Theoretical investigation of paramagnetic group 13 diazabutadiene radicals: insights into the prediction and interpretation of EPR spectroscopy parameters

Abstract

The electronic structures and the spin density distributions of the group 13 1,4-diaza(1,3)butadiene (DAB) radicals [(R-DAB)2M]˙, [(R-DAB)MX2]˙ and {[(R-DAB)MX]2}˙˙ (M = Al, Ga, In; X = F, Cl, Br, I; R = H, Me, tBu, Ph) are studied using density functional theory at both non-relativistic and relativistic levels of theory. The calculations demonstrate that all systems share a qualitatively similar electronic structure and are primarily ligand centred π-radicals. The calculated metal, nitrogen and hydrogen hyperfine couplings are found to be independent of the identity of the R-group and the halogen atom. They are, however, dependent on the geometry and oxidation state of the metal centre. Both observed trends contrast what has previously been deduced from the interpretation of experimental EPR and ENDOR spectra. Good agreement between the calculated and experimentally determined hyperfine coupling constants is found only for some of the studied systems.
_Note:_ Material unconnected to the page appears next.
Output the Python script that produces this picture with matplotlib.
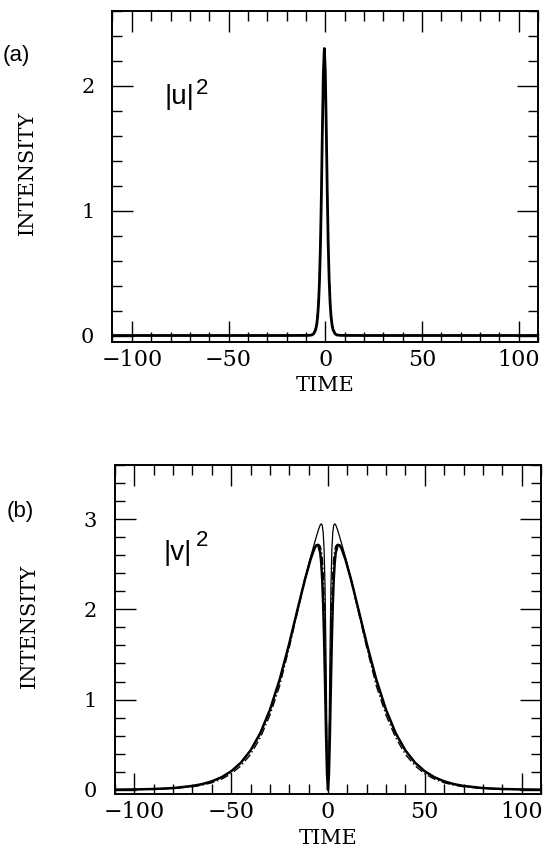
import matplotlib
matplotlib.use('Agg')
import matplotlib.pyplot as plt
from matplotlib.ticker import MultipleLocator

# panel (a): |u|^2
t_u = [-110, -60, -20, -9, -7, -6, -5, -4.5, -4, -3.5, -3, -2.5, -2, -1.5, -1, -0.5,
       0, 0.5, 1, 1.5, 2, 2.5, 3, 3.5, 4, 5, 6, 8, 20, 60, 110]
u_solid = [0.0, 0.0, 0.0, 0.001, 0.004, 0.014, 0.046, 0.082, 0.145, 0.254, 0.44, 0.73,
           1.15, 1.66, 2.11, 2.30, 2.11, 1.66, 1.15, 0.73, 0.44, 0.254, 0.145, 0.082,
           0.046, 0.014, 0.004, 0.001, 0.0, 0.0, 0.0]
u_dashdot = [0.0, 0.0, 0.0, 0.001, 0.006, 0.020, 0.059, 0.102, 0.174, 0.295, 0.489, 0.783,
             1.187, 1.654, 2.057, 2.22, 2.057, 1.654, 1.187, 0.783, 0.489, 0.295, 0.174,
             0.102, 0.059, 0.020, 0.006, 0.001, 0.0, 0.0, 0.0]

# panel (b): |v|^2
t_v = [-110, -100, -90, -80, -70, -65, -60, -55, -50, -45, -40, -35, -30, -25, -20, -16,
       -12, -9, -7, -6, -5, -4, -3.5, -3, -2.5, -2, -1.5, -1, -0.5, 0,
       0.5, 1, 1.5, 2, 2.5, 3, 3.5, 4, 5, 6, 7, 9, 12, 16, 20, 25, 30, 35, 40, 45,
       50, 55, 60, 65, 70, 80, 90, 100, 110]
v_thick = [0.002, 0.004, 0.009, 0.019, 0.043, 0.063, 0.094, 0.139, 0.205, 0.300, 0.436,
           0.626, 0.885, 1.218, 1.621, 1.975, 2.323, 2.554, 2.674, 2.711, 2.713, 2.628,
           2.520, 2.342, 2.066, 1.671, 1.166, 0.618, 0.174, 0.0,
           0.174, 0.618, 1.166, 1.671, 2.066, 2.342, 2.520, 2.628, 2.713, 2.711, 2.674,
           2.554, 2.323, 1.975, 1.621, 1.218, 0.885, 0.626, 0.436, 0.300, 0.205, 0.139,
           0.094, 0.063, 0.043, 0.019, 0.009, 0.004, 0.002]
v_thin = [0.002, 0.004, 0.009, 0.019, 0.043, 0.063, 0.094, 0.139, 0.205, 0.300, 0.436,
          0.626, 0.885, 1.218, 1.621, 1.976, 2.330, 2.578, 2.732, 2.805, 2.878, 2.936,
          2.947, 2.935, 2.858, 2.661, 2.226, 1.444, 0.483, 0.0,
          0.483, 1.444, 2.226, 2.661, 2.858, 2.935, 2.947, 2.936, 2.878, 2.805, 2.732,
          2.578, 2.330, 1.976, 1.621, 1.218, 0.885, 0.626, 0.436, 0.300, 0.205, 0.139,
          0.094, 0.063, 0.043, 0.019, 0.009, 0.004, 0.002]
v_dashdot = [0.001, 0.003, 0.0065, 0.015, 0.034, 0.052, 0.078, 0.118, 0.178, 0.265, 0.392,
             0.576, 0.827, 1.149, 1.578, 1.948, 2.31, 2.55, 2.67, 2.71, 2.72, 2.70,
             2.66, 2.58, 2.42, 2.12, 1.62, 0.95, 0.30, 0.0,
             0.30, 0.95, 1.62, 2.12, 2.42, 2.58, 2.66, 2.70, 2.72, 2.71, 2.67,
             2.55, 2.31, 1.948, 1.578, 1.149, 0.827, 0.576, 0.392, 0.265, 0.178, 0.118,
             0.078, 0.052, 0.034, 0.015, 0.0065, 0.003, 0.001]

x_ticks = [-100, -50, 0, 50, 100]

serif = 'DejaVu Serif'
sans = 'Liberation Sans'
dashdot = (0, (6, 2, 1, 2))

fig = plt.figure(figsize=(5.45, 8.48), dpi=100)
ax1 = fig.add_axes([0.2064, 0.597, 0.781, 0.390])
ax2 = fig.add_axes([0.211, 0.0633, 0.7816, 0.3884])


def style(ax, ymax):
    ax.set_xlim(-110, 110)
    ax.set_ylim(-0.05, ymax)
    ax.set_xticks(x_ticks)
    ax.xaxis.set_minor_locator(MultipleLocator(10))
    ax.yaxis.set_major_locator(MultipleLocator(1))
    ax.yaxis.set_minor_locator(MultipleLocator(0.2))
    ax.tick_params(which='both', direction='in', top=True, right=True, width=1.0, color='black')
    ax.tick_params(which='major', length=15)
    ax.tick_params(which='minor', length=7.5)
    ax.tick_params(axis='x', labelsize=16, pad=5)
    ax.tick_params(axis='y', labelsize=15, pad=13)
    for lab in ax.get_xticklabels() + ax.get_yticklabels():
        lab.set_family(serif)
    for sp in ax.spines.values():
        sp.set_linewidth(1.4)
    ax.set_xlabel('TIME', family=serif, fontsize=15, labelpad=4)
    ax.set_ylabel('INTENSITY', family=serif, fontsize=15)
    ax.yaxis.set_label_coords(-0.178, 0.51)


ax1.plot(t_u, u_solid, color='black', lw=2.0)
ax1.plot(t_u, u_dashdot, color='black', lw=1.0, linestyle=dashdot)
style(ax1, 2.6)
ax1.text(0.123, 0.72, '|u|', transform=ax1.transAxes, family=sans, fontsize=20)
ax1.text(0.197, 0.75, '2', transform=ax1.transAxes, family=sans, fontsize=16)

ax2.plot(t_v, v_thick, color='black', lw=1.8)
ax2.plot(t_v, v_thin, color='black', lw=0.9)
ax2.plot(t_v, v_dashdot, color='black', lw=1.0, linestyle=dashdot)
style(ax2, 3.6)
ax2.text(0.114, 0.711, '|v|', transform=ax2.transAxes, family=sans, fontsize=20)
ax2.text(0.19, 0.755, '2', transform=ax2.transAxes, family=sans, fontsize=16)

fig.text(16 / 545, 1 - 55 / 848, '(a)', family=sans, fontsize=16, ha='center', va='center')
fig.text(20 / 545, 1 - 512 / 848, '(b)', family=sans, fontsize=16, ha='center', va='center')

fig.savefig('out.png', dpi=100)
Instances where significant discrepancies between the calculated and experimental values exist can be attributed to the tendency of these systems toward complex solution behaviour, which results in differences between the solid state and solution structures of certain complexes. A careful re-evaluation of the experimental data as well as calculated reaction energies lends strong support to this hypothesis. However, further studies are needed before the identity of some of the studied radical species in solution can be unambiguously determined.